Happens only when the build passes, and entails running both manual and automated tests for further validating code integrity.

5. Deploy

At this stage, the code is ready to go to production. If only small changes were made to the code about to be deployed, then the process is automated. If, however, a major change has occurred, the code will first be deployed to a production-like environment for monitoring code behavior before it goes live.

6. Monitor

This is the final stage in the DevOps pipeline, which calls for teams to make sure that the infrastructure, systems, and applications are all running smoothly.

The 5 pillars of the DevOps pipeline

Now that we know what the components and stages of the DevOps pipeline are, we need to understand what are the main tools and services for optimal execution.

  1. The CI/CD environment which is where you will store the source code. The most popular repository is GitHub, with GitLab and BitBucket also serving as worthy alternatives. And a recommended CI/CD tool is the open source, Java-based Jenkins, which is considered to be the de-facto standard.
  2. Source control management when integrated with the CI/CD tool helps developers avoid merge conflicts as they share code modifications. Git is considered to be the standard, with other open source options including Subversion, Vesta, and Mercurial.
  3. Build server and automation tool: with Jenkinsand Travis-CI being the most popular. Jenkins is open-source (as noted) and free, while Travis-CI is a hosted solution and is also free, but only for projects that are open-source.
  4. Automated tests enable teams to reuse tests in a repeatable process and eliminate time-intensive, rote tasks. Among the testing tools that are considered to be the best are Ranorex, SoapUI, Katalon Studio, and others.
  5. Web application server for deployment enables the programming logic inside deployable packages to be detected. It also renders the interface and offers web services. Among the open source web application servers available are Tomcat, Jetty, WildFly, and more.

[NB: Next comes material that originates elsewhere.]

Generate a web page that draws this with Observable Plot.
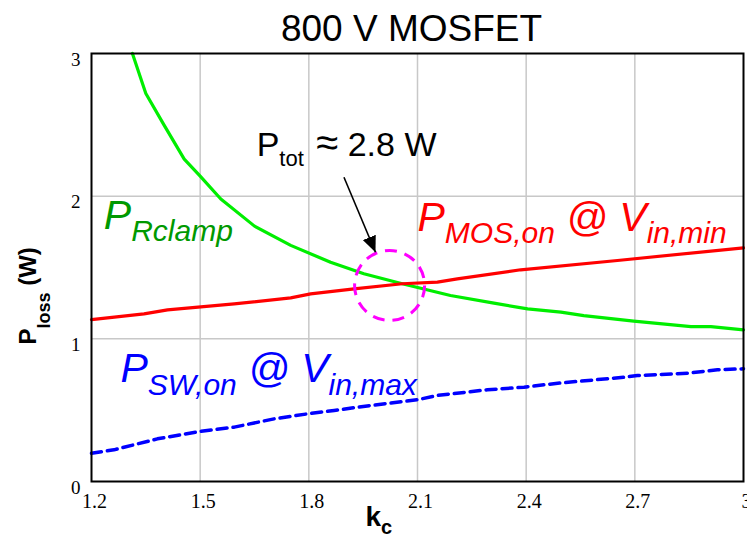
<!DOCTYPE html>
<html><head><meta charset="utf-8">
<script src="https://cdn.jsdelivr.net/npm/d3@7"></script>
<script src="https://cdn.jsdelivr.net/npm/@observablehq/plot@0.6"></script>
<style>body{margin:0;background:#fff} svg{display:block}</style>
</head><body><div id="chart"></div>
<script>
// ---- data ----
const kcRclamp = [1.313,1.35,1.40,1.456,1.50,1.557,1.65,1.75,1.86,1.952,2.058,2.191,2.311,2.404,2.496,2.559,2.697,2.855,2.91,3.0];
const pRclamp  = [3.0,2.72,2.50,2.26,2.14,1.98,1.79,1.655,1.537,1.456,1.386,1.304,1.250,1.210,1.187,1.163,1.124,1.086,1.086,1.063];
const kcMos = [1.2,1.345,1.41,1.594,1.75,1.805,1.925,2.058,2.155,2.21,2.385,2.652,3.0];
const pMos  = [1.135,1.175,1.203,1.245,1.287,1.315,1.350,1.386,1.397,1.420,1.484,1.549,1.638];
const kcSw = [1.2,1.262,1.382,1.502,1.594,1.704,1.796,1.870,1.971,2.100,2.155,2.293,2.394,2.487,2.670,2.707,2.846,2.928,3.0];
const pSw  = [0.198,0.222,0.299,0.352,0.381,0.439,0.474,0.498,0.533,0.573,0.603,0.643,0.661,0.689,0.731,0.743,0.759,0.783,0.790];
const xTicks = [1.2,1.5,1.8,2.1,2.4,2.7,3];
const yTicks = [0,1,2,3];
const titleText = "800 V MOSFET";
const xLabel = "k_{c}";
const yLabel = "P_{loss} (W)";
const labelRclamp = "P_{Rclamp}";
const labelMos = "P_{MOS,on} @ V_{in,min}";
const labelSw = "P_{SW,on} @ V_{in,max}";
const labelTot = "P_{tot} !{≈} 2.8 W";
// annotation anchors (data coordinates)
const annRclamp = {x: 1.234, y: 1.77};
const annMos = {x: 2.100, y: 1.759};
const annSw = {x: 1.280, y: 0.696};
const annTot = {x: 1.656, y: 2.285};
const optimum = {x: 2.023, y: 1.374};
const arrowFrom = {x: 1.897, y: 2.133};
const arrowTo = {x: 1.984, y: 1.607};

const rows = (xs, ys) => xs.map((x, i) => ({x, y: ys[i]}));

// markup styling: [subFontSize, downShift, bigFontSize, gapAfterSub]
const markStyle = {
  [labelRclamp]: [30, 12, 0, 0],
  [labelMos]: [30, 12, 0, 0],
  [labelSw]: [30, 13, 0, 0],
  [labelTot]: [22, 10, 40, 3],
  [xLabel]: [20, 8, 0, 0],
  [yLabel]: [18, 14, 0, 0]
};

const sans = "'Liberation Sans', Arial, sans-serif";

function filledArrow(color) {
  const m = d3.create("svg:marker")
    .attr("viewBox", "0 -7 16 14")
    .attr("markerWidth", 16).attr("markerHeight", 14)
    .attr("markerUnits", "userSpaceOnUse")
    .attr("refX", 16).attr("refY", 0)
    .attr("orient", "auto");
  m.append("path").attr("d", "M0,-7L16,0L0,7Z").attr("fill", color).attr("stroke", "none");
  return m.node();
}

const chart = Plot.plot({
  width: 747, height: 537,
  marginLeft: 91, marginRight: 4, marginTop: 53, marginBottom: 56,
  x: {domain: [1.2, 3]},
  y: {domain: [0, 3]},
  style: {fontFamily: "'Liberation Serif', 'Times New Roman', serif", fontSize: "19px", background: "#fff", overflow: "visible", color: "black"},
  marks: [
    Plot.gridX(xTicks.slice(1, -1), {stroke: "#c8c8c8", strokeOpacity: 1, strokeWidth: 1.5}),
    Plot.gridY(yTicks.slice(1, -1), {stroke: "#c8c8c8", strokeOpacity: 1, strokeWidth: 1.5}),
    Plot.line(rows(kcRclamp, pRclamp), {x: "x", y: "y", stroke: "#00ee00", strokeWidth: 3.2}),
    Plot.line(rows(kcMos, pMos), {x: "x", y: "y", stroke: "#ff0000", strokeWidth: 3.2}),
    Plot.line(rows(kcSw, pSw), {x: "x", y: "y", stroke: "#0000ff", strokeWidth: 3.5, strokeDasharray: "10,6"}),
    Plot.dot([optimum], {x: "x", y: "y", r: 35, fill: "none", stroke: "#ff00ff", strokeWidth: 3, strokeDasharray: "12,8"}),
    Plot.link([{x1: arrowFrom.x, y1: arrowFrom.y, x2: arrowTo.x, y2: arrowTo.y}], {x1: "x1", y1: "y1", x2: "x2", y2: "y2", stroke: "black", strokeWidth: 1.6, markerEnd: filledArrow}),
    Plot.frame({stroke: "black", strokeWidth: 2}),
    Plot.axisX(xTicks, {tickSize: 0, tickPadding: 12, dx: 3, fontSize: 20, label: null, tickFormat: d => d === 3 ? "3" : d.toFixed(1)}),
    Plot.axisY(yTicks, {tickSize: 0, tickPadding: 11, dy: 6, fontSize: 19, label: null, tickFormat: d => String(d)}),
    Plot.text([titleText], {frameAnchor: "top", dx: -6, dy: -13, lineAnchor: "bottom", fontSize: 37, fontFamily: sans, fill: "black"}),
    Plot.text([xLabel], {frameAnchor: "bottom", textAnchor: "start", lineAnchor: "bottom", dx: -52, dy: 44, fontSize: 28, fontWeight: "bold", fontFamily: sans, fill: "black"}),
    Plot.text([yLabel], {frameAnchor: "left", rotate: -90, textAnchor: "start", lineAnchor: "bottom", dx: -56, dy: 77, fontSize: 24, fontWeight: "bold", fontFamily: sans, fill: "black"}),
    Plot.text([annRclamp], {x: "x", y: "y", text: () => labelRclamp, textAnchor: "start", lineAnchor: "bottom", fontSize: 41, fontStyle: "italic", fontFamily: sans, fill: "#009900"}),
    Plot.text([annMos], {x: "x", y: "y", text: () => labelMos, textAnchor: "start", lineAnchor: "bottom", fontSize: 41, fontStyle: "italic", fontFamily: sans, fill: "#ff0000"}),
    Plot.text([annSw], {x: "x", y: "y", text: () => labelSw, textAnchor: "start", lineAnchor: "bottom", fontSize: 41, fontStyle: "italic", fontFamily: sans, fill: "#0000ff"}),
    Plot.text([annTot], {x: "x", y: "y", text: () => labelTot, textAnchor: "start", lineAnchor: "bottom", fontSize: 34, fontFamily: sans, fill: "black"})
  ]
});

// turn "_{...}" into subscript tspans and "!{...}" into enlarged tspans
const ns = "http://www.w3.org/2000/svg";
d3.select(chart).selectAll("text").each(function () {
  const s = this.textContent;
  if (!s.includes("_{") && !s.includes("!{")) return;
  const [subSize, shift, bigSize, gap] = markStyle[s] || [14, 8, 0, 0];
  const parts = [];
  const re = /([_!])\{([^}]*)\}/g;
  let last = 0, m;
  while ((m = re.exec(s))) {
    if (m.index > last) parts.push({t: s.slice(last, m.index), k: "n"});
    parts.push({t: m[2], k: m[1] === "_" ? "sub" : "big"});
    last = re.lastIndex;
  }
  if (last < s.length) parts.push({t: s.slice(last), k: "n"});
  this.textContent = "";
  let down = 0, prevSub = false;
  for (const p of parts) {
    const ts = document.createElementNS(ns, "tspan");
    ts.textContent = p.t;
    if (p.k === "sub") {
      ts.setAttribute("font-size", subSize);
      ts.setAttribute("dy", shift - down);
      down = shift;
    } else {
      if (down) ts.setAttribute("dy", -down);
      down = 0;
      if (prevSub && gap) ts.setAttribute("dx", gap);
      if (p.k === "big" && bigSize) ts.setAttribute("font-size", bigSize);
    }
    prevSub = p.k === "sub";
    this.appendChild(ts);
  }
});
document.getElementById("chart").appendChild(chart);
</script>
</body></html>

How to successfully implement your own DevOps pipeline

With tools in hand, it’s now time to implement your DevOps pipeline, and the three key steps that must be taken in order to ensure its success are:

Developing a DevOps strategy

As with any strategic initiative, it is critical to fully understand why you are embarking on this journey and to be able to clearly define and articulate this ‘why’ as well as to identify the resources required and potential limitations that may arise.

But DevOps is not just about workflows, tools, and processes. This is an approach to software development that requires a significant shift in mindset and culture – which requires a lot of communication, engagement, education, and evangelizing within the organization. 

Monitoring EVERYTHING

Monitoring a project’s status from strategy to deployment is critical. There are so many tools being used to create a toolchain and pipelines, so many different pieces of code being pushed down the pipeline and so many sprints and team members involved throughout the lifecycle.

The only way to make sure that things are organized and under control is to monitor it all, including:

  • Application performance
  • Sprint progress and defects status
  • The code repository
  • Security test results
  • Versioned artifacts
  • And much more

Setting metrics

Monitoring goes hand-in-hand with metrics – which are critical for enabling a quantified understanding of progress and performance. Among what should be measured are:

  • Deployment frequency over a given period
  • Change lead time between when a change is planned and completed
  • Mean time to recovery (MTTR) of the application after a failure
  • Change fail rate regarding how many times changes cause a deployment to fail as compared with the number of deployments\

The accelerating popularity of DevOps is no surprise with the many benefits it brings – the agility of teams, the quality and reliability of code, and efficiency of operations.

While it may seem like a daunting task to make the DevOps vision a reality, with the right strategy, tools, and mindset – it is possible, and it does bring remarkable and measurable results.